Wednesday, September 01, 2004

Extra-Solar Planets

Keep track of them as the discoveries pile up on this excellent site. Newspapers get scary when they try to do science (in the latest round of discoveries, the Philadelphia Inquirer identified "mu Arae" as the name of the planet, not the star).

The reporting tends to get breathy as the size of the planets being found get closer and closer to the size of the Earth. But the other side of that is, they're being found in places where planets that big shouldn't be, according to what we think we know about how solar systems form. Massive gas giants circling their suns in orbits tighter than Mercury's? There are three possibilities:

1. Our method of measuring the orbits or sizes of these newfound planets is wrong. (Seems unlikely.)

2. Our understanding of how solar systems are formed is way off. Probably, and that's not entirely surprising. But the range of astrophysics involved here is pretty limited. You can't introduce Mickey Mouse in a wizard's cap to conjure up worlds where they don't belong.
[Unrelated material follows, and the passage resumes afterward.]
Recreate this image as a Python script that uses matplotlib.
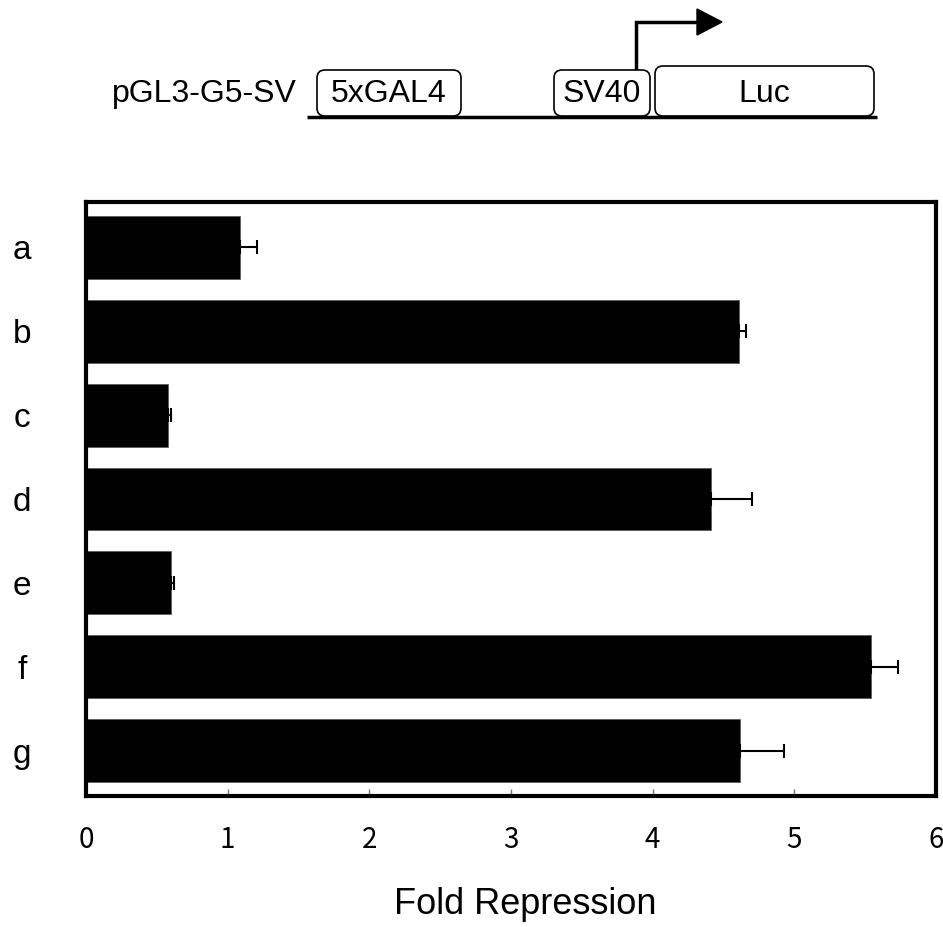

3. The gas giants formed in the "right" places (where our models predict them), and then spiralled in to their current close orbits. This might be the most likely explanation, and it's also the most depressing, because it means any Earth-like planets that once orbited in between have been blown out or chased into the star itself. Depressing development if you're looking for life in space or future homes for homo sapiens.